Wednesday, January 13, 2010

Mango Chutney

I have this tiny little jar of mango chutney in my pantry that I must have wanted a 100 times but didn't eat because I didn't want it to be gone. I know that is a little strange. It's not like I couldn't go and pick up another. Silly me. I was grocery shopping the other day and found mangoes for a dirt cheap price. I bought 14 of them. Yes, 14. I decided I had to make some mango chutney so I would no longer covet the chutney in my pantry.

On a side note, I was wondering when I bought those mangos if people eating only local produce will ever eat tropical produce again. I really try to eat locally for the most part but I really can not give up things like mangos and bananas. Does anyone else besides me think of these things when they are shopping?

I liked the chutney but I totally screwed up. I had some frozen pineapple juice, thawed it out on the counter and then poured it into the chutney. I tasted teh chutney and it was pretty sour. I tasted what was left in the measuring cup and much to my chagrin it was lemon juice, yikes. I decided to just add more brown sugar. In the end I think it worked okay because it sure disappeared at dinner.

Mango Chutney
adapted from this recipe by Alton Brown.

4 pounds firm fresh mangos, peeled (measurement taken after peeled and pitted)
3 tablespoons vegetable oil
1 teaspoon chile flakes
4 cups small dice red onion
1/4 cup minced fresh ginger
8 ounces lemon juice
1/2 cup chopped pineapple
4 ounces cider vinegar
1 cup brown sugar (I increased the quantity largely due to the fact that I added lemon juice)
1/2 teaspoon paprika
1/2 teaspoon turmeric
1/4 teaspoon cardamom
1/4 teaspoon cumin
1/4 teaspoon coriander
Kosher salt and fresh ground white pepper
1/2 cup dried cranberries

Heat the oil and add the chili flakes. Once the oil has darkened a bit from the chili flakes add the onion and saute until soft. Add the mangos and the remainder of the ingredients except for the cranberries. Cook until mixture begins to thicken and mangos are tenderized. Add the dried cranberries and cook a few minutes more.

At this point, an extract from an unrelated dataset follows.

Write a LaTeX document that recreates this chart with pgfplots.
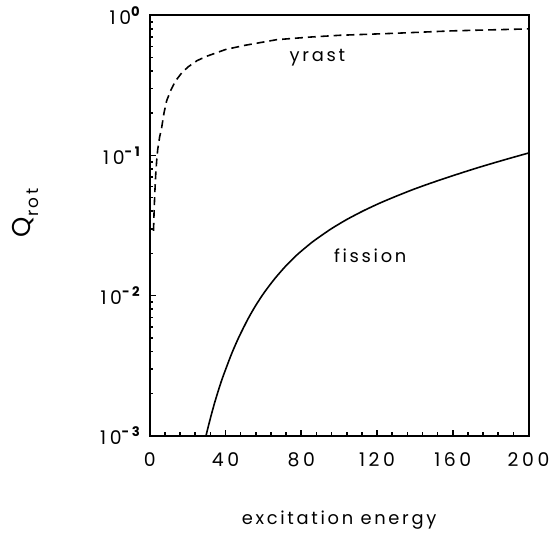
\documentclass[border=0pt]{standalone}
\usepackage{fontspec}
\setmainfont{Poppins}[LetterSpace=15]
\newfontfamily\tickfont{Poppins}[LetterSpace=19]
\usepackage{pgfplots}
\pgfplotsset{compat=1.18}
\begin{document}
\begin{tikzpicture}
\begin{axis}[
  scale only axis,
  width=191pt, height=212pt,
  at={(0,0)}, anchor=south west,
  xmin=0, xmax=200,
  ymode=log, ymin=1e-3, ymax=1,
  axis line style={line width=1pt},
  tick align=inside,
  xtick pos=bottom, ytick pos=left,
  xtick={0,40,80,120,160,200},
  minor x tick num=4,
  ytick={1e-3,1e-2,1e-1,1},
  yticklabels={10\textsuperscript{\bfseries -3},10\textsuperscript{\bfseries -2},10\textsuperscript{\bfseries -1},10\textsuperscript{\bfseries 0}},
  major tick length=3pt, minor tick length=1.8pt,
  every tick/.style={line width=0.8pt, black},
  tick label style={font=\tickfont\fontsize{9.5}{11}\selectfont},
  /pgf/number format/assume math mode=true,
  xticklabel style={yshift=-5pt},
  yticklabel style={xshift=-1pt},
  xlabel={excitation energy},
  ylabel={Q{\fontsize{8.5}{10}\selectfont\raisebox{-4pt}{rot}}},
  xlabel style={font=\fontsize{9}{11}\selectfont, at={(axis description cs:0.5,0)}, anchor=center, yshift=-42.5pt},
  ylabel style={font=\fontsize{13}{15}\selectfont, at={(axis description cs:-0.327,0.53)}, anchor=center},
  clip=true,
]
\addplot[black, line width=0.8pt, dash pattern=on 4pt off 2.5pt] coordinates {
(2.0,0.029)(2.3,0.04)(2.7,0.055)(3.2,0.075)(3.7,0.093)(4.2,0.11)(5.2,0.135)(6.3,0.158)(7.5,0.2)(8.9,0.245)(11,0.29)(13.6,0.34)(17,0.39)(20.4,0.43)(25,0.475)(30,0.51)(40,0.57)(50,0.61)(67,0.67)(85,0.70)(100,0.72)(130,0.745)(160,0.775)(200,0.80)
};
\addplot[black, line width=0.8pt, smooth, tension=0.4] coordinates {
(29.7,0.001)(32,0.001330)(34.4,0.001746)(38,0.002495)(43.1,0.003811)(47,0.005035)(51.8,0.006792)(56,0.008531)(60.6,0.010593)(66,0.013213)(72,0.016368)(78,0.019679)(86,0.02421)(95.4,0.02972)(104,0.03491)(112.9,0.04036)(121.6,0.04581)(130.4,0.05140)(139,0.05715)(147.8,0.06310)(156.5,0.06918)(165.3,0.07568)(174,0.08241)(182.7,0.08933)(191.3,0.09649)(200,0.10411)
};
\node[font=\fontsize{9}{11}\selectfont] at (axis cs:88.5,0.50) {yrast};
\node[font=\fontsize{9}{11}\selectfont] at (axis cs:116.4,0.0191) {fission};
\end{axis}
\path (-75.5pt,-47pt) rectangle (202.5pt,218.5pt);
\end{tikzpicture}
\end{document}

*Note: I would not can this because there is not enough acid in the mixuture. I have it in those canning jars to give to my friends. You can however freeze this.

This was a great taste with the ham we had for dinner.


grace said...

mmm...i love chutney--that sweet and tangy combination is the perfect accompaniment to so many things!
incidentally, i've also been saving one jar of my favorite spread (apple cinnamon pepper jelly) for the longest time. i can't bear to think of it not being there! :)

kat said...

I love mango chutney on a ham & cheese sandwich, yum.
I had to laugh because I was thinking the same thing about tropical fruit the other day. We try to eat as much local as we can but I would so miss bananas

Mary said...

I have a chicken dish I love and make from mango chutney. I, too, make my own chutneys. Those in the store are ridiculously expensive.

Ingrid said...

Lori, I'm one of those that likes to savor everything, too. Be it food, new clothing, or her new cuisinart food processor that she admired but didn't use for 2 plus years! :)

What's the difference between chutney, preserves, jams, and such?

Katy ~ said...

I LUV chutney. It's an underused condiument. I've been reading more and more chutney recipes lately because I love their spicy goodness! Big YUM on this Lori. I like to shop local when I can, but living in New England, at this time of year, I need to think regionally and then nationally if I went diversity in my diet.

Lori said...

Ingrid- 2 plus years, really? wow girl that is a long time.

The big difference with chutneys is that there is a sour element involved, usually vinegar but other things are used as well. So you end up usually with a sweet, salty, sourish type sauce. A lot of spices usually too. I hoep that helps.